■ THE REQUEST ■
Output every line exactly as written. Leave out pictures.
Begin
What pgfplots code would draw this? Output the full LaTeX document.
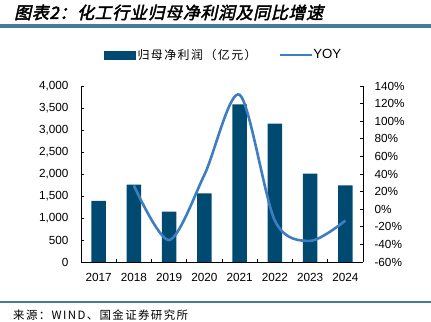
\documentclass[border=0pt]{standalone}
\usepackage{fontspec}
\setmainfont{Liberation Sans}
\newfontfamily\cjk{Noto Sans CJK SC}
\newfontfamily\cjksp[LetterSpace=12]{Noto Sans CJK SC}
\newfontfamily\cjktitle[FakeSlant=0.22,FakeBold=2.5,LetterSpace=4]{Noto Sans CJK SC}
\usepackage{pgfplots}
\pgfplotsset{compat=1.18}
\definecolor{barblue}{RGB}{0,73,112}
\definecolor{lineblue}{RGB}{62,126,192}
\definecolor{rulecol}{RGB}{72,122,155}
\pgfplotsset{common/.style={
  at={(81bp,60bp)}, anchor=south west, scale only axis,
  width=282bp, height=176bp, xmin=-0.5, xmax=7.5,
  axis line style={black, line width=0.8bp, -},
  tick align=inside, major tick length=3bp,
  tick style={black, line width=0.6bp},
  ticklabel style={font=\fontsize{11.8}{14}\selectfont},
}}
\begin{document}
\begin{tikzpicture}
\path (0bp,0bp) rectangle (431bp,322bp);
\begin{axis}[common,
  ymin=0, ymax=4000,
  axis x line*=bottom, axis y line*=left,
  xtick={0.5,1.5,...,6.5}, xticklabels={},
  extra x ticks={0,...,7},
  extra x tick labels={2017,2018,2019,2020,2021,2022,2023,2024},
  extra x tick style={tick style={draw=none}},
  ytick={0,500,...,4000},
  yticklabels={0,500,{1,000},{1,500},{2,000},{2,500},{3,000},{3,500},{4,000}},
  xticklabel style={yshift=-7.5bp},
  yticklabel style={xshift=-9bp},
  legend columns=2,
  legend style={draw=none, fill=none, at={(0.505,1.176)}, anchor=center,
    font=\fontsize{13.3}{15}\selectfont, inner sep=0pt,
    /tikz/every even column/.append style={column sep=20bp}},
  legend cell align=left,
]
\addplot[ybar, bar width=14.7bp, fill=barblue, draw=none,
  legend image code/.code={\fill[barblue] (0bp,-4.5bp) rectangle (32bp,4.5bp);}]
  coordinates {(0,1390) (1,1757) (2,1143) (3,1561) (4,3584) (5,3143) (6,2007) (7,1743)};
\addlegendentry{\cjksp\fontsize{12}{14}\selectfont 归母净利润（亿元）}
\addlegendimage{lineblue, line width=2.6bp,
  legend image code/.code={\draw[lineblue, line width=2.6bp] (0bp,0bp) -- (32bp,0bp);}}
\addlegendentry{\hspace*{-2bp}YOY}
\end{axis}
\begin{axis}[common,
  ymin=-60, ymax=140,
  axis y line*=right, axis x line=none,
  ytick={-60,-40,...,140},
  yticklabels={-60\%,-40\%,-20\%,0\%,20\%,40\%,60\%,80\%,100\%,120\%,140\%},
  yticklabel style={xshift=8bp},
]
\addplot[lineblue, line width=2.6bp, smooth]
  coordinates {(1,27) (2,-35) (3,39) (4,130) (5,-13) (6,-36) (7,-13)};
\end{axis}
\fill[rulecol] (0bp,293.5bp) rectangle (431bp,297.5bp);
\fill[rulecol] (0bp,18.5bp) rectangle (431bp,20.8bp);
\node[anchor=west, inner sep=0] at (14bp,309.5bp) {\cjktitle\fontsize{17}{19}\selectfont 图表2：化工行业归母净利润及同比增速};
\node[anchor=west, inner sep=0] at (13bp,6.5bp) {\cjksp\fontsize{11.5}{13}\selectfont 来源：WIND、国金证券研究所};
\end{tikzpicture}
\end{document}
End
■ SOLUTION FOR THIS EXERCISE ■
What pgfplots code would draw this? Output the full LaTeX document.
\documentclass[border=0pt]{standalone}
\usepackage{fontspec}
\setmainfont{Liberation Sans}
\newfontfamily\cjk{Noto Sans CJK SC}
\newfontfamily\cjksp[LetterSpace=12]{Noto Sans CJK SC}
\newfontfamily\cjktitle[FakeSlant=0.22,FakeBold=2.5,LetterSpace=4]{Noto Sans CJK SC}
\usepackage{pgfplots}
\pgfplotsset{compat=1.18}
\definecolor{barblue}{RGB}{0,73,112}
\definecolor{lineblue}{RGB}{62,126,192}
\definecolor{rulecol}{RGB}{72,122,155}
\pgfplotsset{common/.style={
  at={(81bp,60bp)}, anchor=south west, scale only axis,
  width=282bp, height=176bp, xmin=-0.5, xmax=7.5,
  axis line style={black, line width=0.8bp, -},
  tick align=inside, major tick length=3bp,
  tick style={black, line width=0.6bp},
  ticklabel style={font=\fontsize{11.8}{14}\selectfont},
}}
\begin{document}
\begin{tikzpicture}
\path (0bp,0bp) rectangle (431bp,322bp);
\begin{axis}[common,
  ymin=0, ymax=4000,
  axis x line*=bottom, axis y line*=left,
  xtick={0.5,1.5,...,6.5}, xticklabels={},
  extra x ticks={0,...,7},
  extra x tick labels={2017,2018,2019,2020,2021,2022,2023,2024},
  extra x tick style={tick style={draw=none}},
  ytick={0,500,...,4000},
  yticklabels={0,500,{1,000},{1,500},{2,000},{2,500},{3,000},{3,500},{4,000}},
  xticklabel style={yshift=-7.5bp},
  yticklabel style={xshift=-9bp},
  legend columns=2,
  legend style={draw=none, fill=none, at={(0.505,1.176)}, anchor=center,
    font=\fontsize{13.3}{15}\selectfont, inner sep=0pt,
    /tikz/every even column/.append style={column sep=20bp}},
  legend cell align=left,
]
\addplot[ybar, bar width=14.7bp, fill=barblue, draw=none,
  legend image code/.code={\fill[barblue] (0bp,-4.5bp) rectangle (32bp,4.5bp);}]
  coordinates {(0,1390) (1,1757) (2,1143) (3,1561) (4,3584) (5,3143) (6,2007) (7,1743)};
\addlegendentry{\cjksp\fontsize{12}{14}\selectfont 归母净利润（亿元）}
\addlegendimage{lineblue, line width=2.6bp,
  legend image code/.code={\draw[lineblue, line width=2.6bp] (0bp,0bp) -- (32bp,0bp);}}
\addlegendentry{\hspace*{-2bp}YOY}
\end{axis}
\begin{axis}[common,
  ymin=-60, ymax=140,
  axis y line*=right, axis x line=none,
  ytick={-60,-40,...,140},
  yticklabels={-60\%,-40\%,-20\%,0\%,20\%,40\%,60\%,80\%,100\%,120\%,140\%},
  yticklabel style={xshift=8bp},
]
\addplot[lineblue, line width=2.6bp, smooth]
  coordinates {(1,27) (2,-35) (3,39) (4,130) (5,-13) (6,-36) (7,-13)};
\end{axis}
\fill[rulecol] (0bp,293.5bp) rectangle (431bp,297.5bp);
\fill[rulecol] (0bp,18.5bp) rectangle (431bp,20.8bp);
\node[anchor=west, inner sep=0] at (14bp,309.5bp) {\cjktitle\fontsize{17}{19}\selectfont 图表2：化工行业归母净利润及同比增速};
\node[anchor=west, inner sep=0] at (13bp,6.5bp) {\cjksp\fontsize{11.5}{13}\selectfont 来源：WIND、国金证券研究所};
\end{tikzpicture}
\end{document}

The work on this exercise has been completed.